What the task requires:
Can the data below be set down again exactly, line for line?

<<<<

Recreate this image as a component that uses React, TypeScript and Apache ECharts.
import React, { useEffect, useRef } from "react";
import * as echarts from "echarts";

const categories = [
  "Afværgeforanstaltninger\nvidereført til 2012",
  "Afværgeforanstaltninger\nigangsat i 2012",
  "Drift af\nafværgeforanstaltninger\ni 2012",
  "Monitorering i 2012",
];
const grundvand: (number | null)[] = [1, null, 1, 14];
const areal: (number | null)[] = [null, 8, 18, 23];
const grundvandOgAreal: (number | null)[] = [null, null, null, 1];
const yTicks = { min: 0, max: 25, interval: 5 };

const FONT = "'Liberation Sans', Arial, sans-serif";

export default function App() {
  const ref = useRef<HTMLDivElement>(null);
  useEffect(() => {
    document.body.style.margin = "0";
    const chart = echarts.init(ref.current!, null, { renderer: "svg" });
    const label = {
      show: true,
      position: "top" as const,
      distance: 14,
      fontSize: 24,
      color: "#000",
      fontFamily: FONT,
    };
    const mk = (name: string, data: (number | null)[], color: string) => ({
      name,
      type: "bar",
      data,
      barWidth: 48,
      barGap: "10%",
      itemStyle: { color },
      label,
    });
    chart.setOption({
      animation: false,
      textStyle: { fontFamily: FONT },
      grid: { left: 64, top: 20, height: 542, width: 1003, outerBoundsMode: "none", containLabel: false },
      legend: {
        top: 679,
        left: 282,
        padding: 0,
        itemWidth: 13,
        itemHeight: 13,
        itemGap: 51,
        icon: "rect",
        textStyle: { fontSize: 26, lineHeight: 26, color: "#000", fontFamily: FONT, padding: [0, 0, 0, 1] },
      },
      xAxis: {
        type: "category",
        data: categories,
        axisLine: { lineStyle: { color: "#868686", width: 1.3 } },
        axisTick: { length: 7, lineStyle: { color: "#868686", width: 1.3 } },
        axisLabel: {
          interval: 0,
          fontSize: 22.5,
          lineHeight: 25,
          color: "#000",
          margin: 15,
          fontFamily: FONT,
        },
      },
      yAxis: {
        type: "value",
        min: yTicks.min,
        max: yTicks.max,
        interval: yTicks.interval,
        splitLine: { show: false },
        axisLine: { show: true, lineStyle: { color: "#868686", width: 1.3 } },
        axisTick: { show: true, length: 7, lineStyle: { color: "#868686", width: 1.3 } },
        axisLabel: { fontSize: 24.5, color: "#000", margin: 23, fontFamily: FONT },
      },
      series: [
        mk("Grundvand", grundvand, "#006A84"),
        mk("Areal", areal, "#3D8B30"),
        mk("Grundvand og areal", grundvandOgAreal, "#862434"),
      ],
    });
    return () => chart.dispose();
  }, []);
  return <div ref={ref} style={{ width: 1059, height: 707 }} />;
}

>>>>

Response:
Recreate this image as a component that uses React, TypeScript and Apache ECharts.
import React, { useEffect, useRef } from "react";
import * as echarts from "echarts";

const categories = [
  "Afværgeforanstaltninger\nvidereført til 2012",
  "Afværgeforanstaltninger\nigangsat i 2012",
  "Drift af\nafværgeforanstaltninger\ni 2012",
  "Monitorering i 2012",
];
const grundvand: (number | null)[] = [1, null, 1, 14];
const areal: (number | null)[] = [null, 8, 18, 23];
const grundvandOgAreal: (number | null)[] = [null, null, null, 1];
const yTicks = { min: 0, max: 25, interval: 5 };

const FONT = "'Liberation Sans', Arial, sans-serif";

export default function App() {
  const ref = useRef<HTMLDivElement>(null);
  useEffect(() => {
    document.body.style.margin = "0";
    const chart = echarts.init(ref.current!, null, { renderer: "svg" });
    const label = {
      show: true,
      position: "top" as const,
      distance: 14,
      fontSize: 24,
      color: "#000",
      fontFamily: FONT,
    };
    const mk = (name: string, data: (number | null)[], color: string) => ({
      name,
      type: "bar",
      data,
      barWidth: 48,
      barGap: "10%",
      itemStyle: { color },
      label,
    });
    chart.setOption({
      animation: false,
      textStyle: { fontFamily: FONT },
      grid: { left: 64, top: 20, height: 542, width: 1003, outerBoundsMode: "none", containLabel: false },
      legend: {
        top: 679,
        left: 282,
        padding: 0,
        itemWidth: 13,
        itemHeight: 13,
        itemGap: 51,
        icon: "rect",
        textStyle: { fontSize: 26, lineHeight: 26, color: "#000", fontFamily: FONT, padding: [0, 0, 0, 1] },
      },
      xAxis: {
        type: "category",
        data: categories,
        axisLine: { lineStyle: { color: "#868686", width: 1.3 } },
        axisTick: { length: 7, lineStyle: { color: "#868686", width: 1.3 } },
        axisLabel: {
          interval: 0,
          fontSize: 22.5,
          lineHeight: 25,
          color: "#000",
          margin: 15,
          fontFamily: FONT,
        },
      },
      yAxis: {
        type: "value",
        min: yTicks.min,
        max: yTicks.max,
        interval: yTicks.interval,
        splitLine: { show: false },
        axisLine: { show: true, lineStyle: { color: "#868686", width: 1.3 } },
        axisTick: { show: true, length: 7, lineStyle: { color: "#868686", width: 1.3 } },
        axisLabel: { fontSize: 24.5, color: "#000", margin: 23, fontFamily: FONT },
      },
      series: [
        mk("Grundvand", grundvand, "#006A84"),
        mk("Areal", areal, "#3D8B30"),
        mk("Grundvand og areal", grundvandOgAreal, "#862434"),
      ],
    });
    return () => chart.dispose();
  }, []);
  return <div ref={ref} style={{ width: 1059, height: 707 }} />;
}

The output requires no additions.